A clamp meter will detect and measure a wide range of alternating or changing currents passing through a conductor under test. When telecommunications equipment is present, the value of leakage indicated by a clamp meter may be considerably more than that resulting from insulation impedance at 60 Hz. This is because telecommunications equipment typically incorporates filters that produce functional grounding currents and other equipment that produces harmonics, etc. You can only measure the characteristic leakage at 60 Hz by using a clamp meter that incorporates a narrow band-pass filter for removing currents at other frequencies.
Measurement of leakage current to ground
When the load is connected (switched on), the leakage current measured includes leakage in load equipment. If the leakage is acceptably low with the load connected, then circuit wiring leakage is even lower. If circuit wiring leakage alone is required, disconnect (switch off) the load.
Test single-phase circuits by clamping the phase and neutral conductor. The measured value will be any current flowing to ground.
Test three-phase circuits by clamping around all three-phase conductors. If a neutral is present, it should be clamped along with the phase conductors. The measured value will be any current flowing to ground.

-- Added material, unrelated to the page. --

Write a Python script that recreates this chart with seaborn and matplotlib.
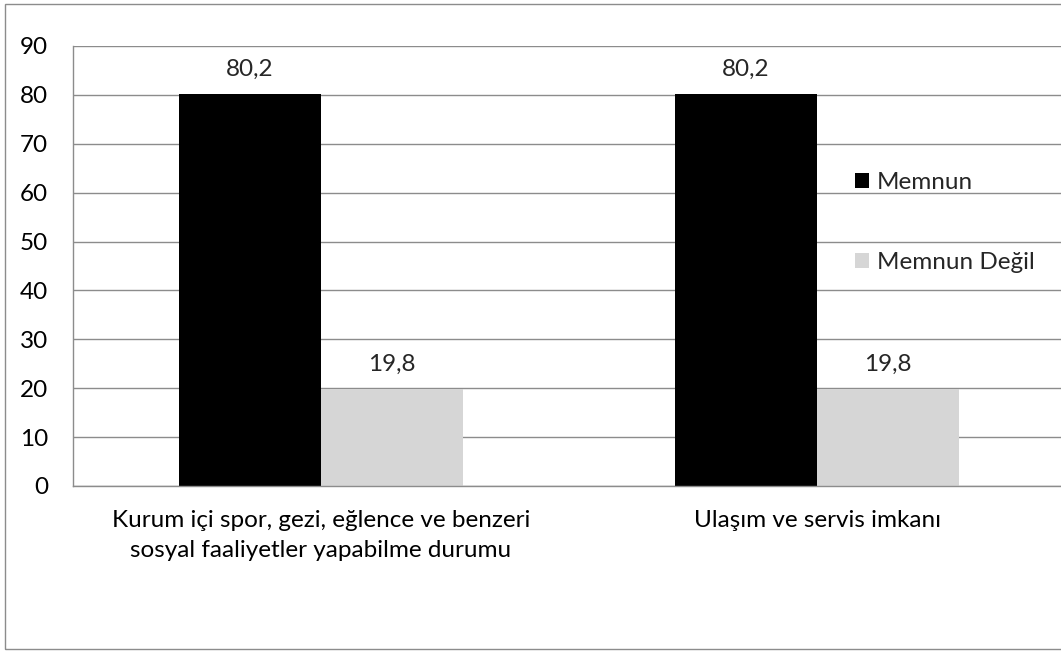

Measuring leakage current through the ground conductor
To measure the total leakage flowing to the intended ground connection, place the clamp around the ground conductor.
Measuring leakage current to ground via unintentional paths to ground.
Clamping phase/neutral/ground together identifies imbalance current that represents leakage at an outlet or electrical panel via unintentional paths to ground (such as the panel sitting on a concrete base). If other electrical bonding connections exist (such as a connection to a water pipe), a similar imbalance may result.
Tracing the source of leakage current
This series of measurements identifies the overall leakage and the source. The first measurement can be made on the main conductor to the panel. Measurements 2, 3, 4 and 5 are made subsequently to identify circuits carrying the larger amounts of leakage current. j k l m n
Leakage current can be an indicator of the effectiveness of insulation on conductors. High levels of leakage current may be present in circuits where electronic equipment with filters is used, and can cause voltages that disrupt normal operation of equipment. It is possible to locate the source of leakage current by using a low current leakage current clamp to take methodical measurements as described above. If necessary, this enables you to re-distribute loads around the installation in a more balanced way.